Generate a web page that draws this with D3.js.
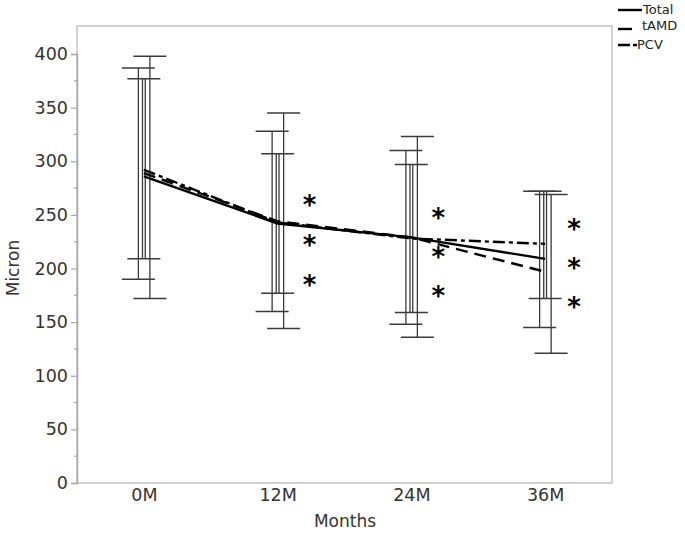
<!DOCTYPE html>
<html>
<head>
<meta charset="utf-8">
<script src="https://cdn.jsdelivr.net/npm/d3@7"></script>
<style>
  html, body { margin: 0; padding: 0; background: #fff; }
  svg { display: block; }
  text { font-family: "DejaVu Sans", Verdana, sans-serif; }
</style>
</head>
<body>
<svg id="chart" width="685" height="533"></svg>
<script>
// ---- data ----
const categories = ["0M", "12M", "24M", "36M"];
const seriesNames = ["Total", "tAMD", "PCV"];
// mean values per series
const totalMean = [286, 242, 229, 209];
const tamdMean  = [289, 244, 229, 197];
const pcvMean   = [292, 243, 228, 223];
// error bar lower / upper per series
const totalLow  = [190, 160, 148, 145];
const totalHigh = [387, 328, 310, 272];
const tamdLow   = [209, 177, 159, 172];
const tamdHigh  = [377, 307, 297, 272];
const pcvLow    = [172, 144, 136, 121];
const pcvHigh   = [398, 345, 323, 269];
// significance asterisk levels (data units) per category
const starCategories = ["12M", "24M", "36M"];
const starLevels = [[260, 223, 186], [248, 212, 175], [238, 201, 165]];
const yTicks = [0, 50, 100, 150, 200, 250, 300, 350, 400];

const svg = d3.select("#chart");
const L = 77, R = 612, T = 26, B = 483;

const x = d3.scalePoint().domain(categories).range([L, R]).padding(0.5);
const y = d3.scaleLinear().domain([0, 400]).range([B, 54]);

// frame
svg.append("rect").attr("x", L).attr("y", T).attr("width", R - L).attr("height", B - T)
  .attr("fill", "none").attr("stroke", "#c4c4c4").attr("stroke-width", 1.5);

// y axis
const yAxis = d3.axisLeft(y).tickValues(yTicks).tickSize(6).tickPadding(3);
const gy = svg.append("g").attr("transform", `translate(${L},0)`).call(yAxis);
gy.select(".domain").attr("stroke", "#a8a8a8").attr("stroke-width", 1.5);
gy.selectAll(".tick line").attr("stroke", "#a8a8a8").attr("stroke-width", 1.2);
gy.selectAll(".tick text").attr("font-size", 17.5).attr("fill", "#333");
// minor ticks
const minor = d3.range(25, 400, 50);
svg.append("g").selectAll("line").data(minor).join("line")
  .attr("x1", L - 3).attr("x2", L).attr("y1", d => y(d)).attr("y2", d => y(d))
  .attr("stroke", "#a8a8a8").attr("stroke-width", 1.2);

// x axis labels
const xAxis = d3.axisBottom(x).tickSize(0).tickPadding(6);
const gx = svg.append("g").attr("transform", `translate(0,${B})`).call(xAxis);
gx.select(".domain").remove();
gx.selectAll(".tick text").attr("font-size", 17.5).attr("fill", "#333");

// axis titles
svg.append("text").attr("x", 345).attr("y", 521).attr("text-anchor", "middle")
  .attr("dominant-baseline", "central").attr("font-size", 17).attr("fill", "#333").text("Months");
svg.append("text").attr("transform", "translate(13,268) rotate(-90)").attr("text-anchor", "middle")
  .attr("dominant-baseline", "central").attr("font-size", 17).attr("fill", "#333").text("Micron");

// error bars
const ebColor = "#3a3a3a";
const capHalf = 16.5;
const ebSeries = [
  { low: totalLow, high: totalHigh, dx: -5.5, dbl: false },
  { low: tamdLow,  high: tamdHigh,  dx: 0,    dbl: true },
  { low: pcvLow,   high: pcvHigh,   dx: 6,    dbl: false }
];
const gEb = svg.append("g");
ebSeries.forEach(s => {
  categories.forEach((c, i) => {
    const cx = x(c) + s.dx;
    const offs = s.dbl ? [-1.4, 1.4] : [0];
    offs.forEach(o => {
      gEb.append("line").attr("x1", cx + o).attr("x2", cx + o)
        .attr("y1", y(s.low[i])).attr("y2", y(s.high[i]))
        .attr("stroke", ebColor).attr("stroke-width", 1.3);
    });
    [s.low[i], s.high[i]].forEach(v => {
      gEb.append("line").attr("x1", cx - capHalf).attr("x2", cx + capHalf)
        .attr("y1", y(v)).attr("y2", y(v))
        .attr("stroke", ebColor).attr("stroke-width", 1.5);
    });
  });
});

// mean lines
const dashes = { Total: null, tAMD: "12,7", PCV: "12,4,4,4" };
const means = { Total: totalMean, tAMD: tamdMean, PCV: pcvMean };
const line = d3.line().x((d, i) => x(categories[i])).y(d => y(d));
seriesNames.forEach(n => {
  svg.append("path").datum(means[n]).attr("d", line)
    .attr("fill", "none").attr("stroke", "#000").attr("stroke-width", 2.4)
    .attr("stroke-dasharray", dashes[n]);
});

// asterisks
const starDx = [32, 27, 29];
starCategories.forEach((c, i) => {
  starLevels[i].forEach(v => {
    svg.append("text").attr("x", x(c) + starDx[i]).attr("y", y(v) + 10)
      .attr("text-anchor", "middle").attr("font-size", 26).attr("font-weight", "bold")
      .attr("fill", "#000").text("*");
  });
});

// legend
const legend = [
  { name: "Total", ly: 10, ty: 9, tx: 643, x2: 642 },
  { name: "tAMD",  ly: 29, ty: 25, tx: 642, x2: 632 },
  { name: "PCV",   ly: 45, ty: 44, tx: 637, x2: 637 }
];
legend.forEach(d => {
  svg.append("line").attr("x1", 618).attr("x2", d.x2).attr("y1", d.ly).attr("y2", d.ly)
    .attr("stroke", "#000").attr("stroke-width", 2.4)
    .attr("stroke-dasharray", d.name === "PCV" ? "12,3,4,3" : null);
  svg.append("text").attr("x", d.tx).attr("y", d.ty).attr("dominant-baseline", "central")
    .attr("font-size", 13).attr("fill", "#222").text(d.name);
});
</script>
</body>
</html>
______________________________
> _What is expected_: Your task is to repeat the material above exactly, without its pictures.

> _Finished exercise_:
Generate a web page that draws this with D3.js.
<!DOCTYPE html>
<html>
<head>
<meta charset="utf-8">
<script src="https://cdn.jsdelivr.net/npm/d3@7"></script>
<style>
  html, body { margin: 0; padding: 0; background: #fff; }
  svg { display: block; }
  text { font-family: "DejaVu Sans", Verdana, sans-serif; }
</style>
</head>
<body>
<svg id="chart" width="685" height="533"></svg>
<script>
// ---- data ----
const categories = ["0M", "12M", "24M", "36M"];
const seriesNames = ["Total", "tAMD", "PCV"];
// mean values per series
const totalMean = [286, 242, 229, 209];
const tamdMean  = [289, 244, 229, 197];
const pcvMean   = [292, 243, 228, 223];
// error bar lower / upper per series
const totalLow  = [190, 160, 148, 145];
const totalHigh = [387, 328, 310, 272];
const tamdLow   = [209, 177, 159, 172];
const tamdHigh  = [377, 307, 297, 272];
const pcvLow    = [172, 144, 136, 121];
const pcvHigh   = [398, 345, 323, 269];
// significance asterisk levels (data units) per category
const starCategories = ["12M", "24M", "36M"];
const starLevels = [[260, 223, 186], [248, 212, 175], [238, 201, 165]];
const yTicks = [0, 50, 100, 150, 200, 250, 300, 350, 400];

const svg = d3.select("#chart");
const L = 77, R = 612, T = 26, B = 483;

const x = d3.scalePoint().domain(categories).range([L, R]).padding(0.5);
const y = d3.scaleLinear().domain([0, 400]).range([B, 54]);

// frame
svg.append("rect").attr("x", L).attr("y", T).attr("width", R - L).attr("height", B - T)
  .attr("fill", "none").attr("stroke", "#c4c4c4").attr("stroke-width", 1.5);

// y axis
const yAxis = d3.axisLeft(y).tickValues(yTicks).tickSize(6).tickPadding(3);
const gy = svg.append("g").attr("transform", `translate(${L},0)`).call(yAxis);
gy.select(".domain").attr("stroke", "#a8a8a8").attr("stroke-width", 1.5);
gy.selectAll(".tick line").attr("stroke", "#a8a8a8").attr("stroke-width", 1.2);
gy.selectAll(".tick text").attr("font-size", 17.5).attr("fill", "#333");
// minor ticks
const minor = d3.range(25, 400, 50);
svg.append("g").selectAll("line").data(minor).join("line")
  .attr("x1", L - 3).attr("x2", L).attr("y1", d => y(d)).attr("y2", d => y(d))
  .attr("stroke", "#a8a8a8").attr("stroke-width", 1.2);

// x axis labels
const xAxis = d3.axisBottom(x).tickSize(0).tickPadding(6);
const gx = svg.append("g").attr("transform", `translate(0,${B})`).call(xAxis);
gx.select(".domain").remove();
gx.selectAll(".tick text").attr("font-size", 17.5).attr("fill", "#333");

// axis titles
svg.append("text").attr("x", 345).attr("y", 521).attr("text-anchor", "middle")
  .attr("dominant-baseline", "central").attr("font-size", 17).attr("fill", "#333").text("Months");
svg.append("text").attr("transform", "translate(13,268) rotate(-90)").attr("text-anchor", "middle")
  .attr("dominant-baseline", "central").attr("font-size", 17).attr("fill", "#333").text("Micron");

// error bars
const ebColor = "#3a3a3a";
const capHalf = 16.5;
const ebSeries = [
  { low: totalLow, high: totalHigh, dx: -5.5, dbl: false },
  { low: tamdLow,  high: tamdHigh,  dx: 0,    dbl: true },
  { low: pcvLow,   high: pcvHigh,   dx: 6,    dbl: false }
];
const gEb = svg.append("g");
ebSeries.forEach(s => {
  categories.forEach((c, i) => {
    const cx = x(c) + s.dx;
    const offs = s.dbl ? [-1.4, 1.4] : [0];
    offs.forEach(o => {
      gEb.append("line").attr("x1", cx + o).attr("x2", cx + o)
        .attr("y1", y(s.low[i])).attr("y2", y(s.high[i]))
        .attr("stroke", ebColor).attr("stroke-width", 1.3);
    });
    [s.low[i], s.high[i]].forEach(v => {
      gEb.append("line").attr("x1", cx - capHalf).attr("x2", cx + capHalf)
        .attr("y1", y(v)).attr("y2", y(v))
        .attr("stroke", ebColor).attr("stroke-width", 1.5);
    });
  });
});

// mean lines
const dashes = { Total: null, tAMD: "12,7", PCV: "12,4,4,4" };
const means = { Total: totalMean, tAMD: tamdMean, PCV: pcvMean };
const line = d3.line().x((d, i) => x(categories[i])).y(d => y(d));
seriesNames.forEach(n => {
  svg.append("path").datum(means[n]).attr("d", line)
    .attr("fill", "none").attr("stroke", "#000").attr("stroke-width", 2.4)
    .attr("stroke-dasharray", dashes[n]);
});

// asterisks
const starDx = [32, 27, 29];
starCategories.forEach((c, i) => {
  starLevels[i].forEach(v => {
    svg.append("text").attr("x", x(c) + starDx[i]).attr("y", y(v) + 10)
      .attr("text-anchor", "middle").attr("font-size", 26).attr("font-weight", "bold")
      .attr("fill", "#000").text("*");
  });
});

// legend
const legend = [
  { name: "Total", ly: 10, ty: 9, tx: 643, x2: 642 },
  { name: "tAMD",  ly: 29, ty: 25, tx: 642, x2: 632 },
  { name: "PCV",   ly: 45, ty: 44, tx: 637, x2: 637 }
];
legend.forEach(d => {
  svg.append("line").attr("x1", 618).attr("x2", d.x2).attr("y1", d.ly).attr("y2", d.ly)
    .attr("stroke", "#000").attr("stroke-width", 2.4)
    .attr("stroke-dasharray", d.name === "PCV" ? "12,3,4,3" : null);
  svg.append("text").attr("x", d.tx).attr("y", d.ty).attr("dominant-baseline", "central")
    .attr("font-size", 13).attr("fill", "#222").text(d.name);
});
</script>
</body>
</html>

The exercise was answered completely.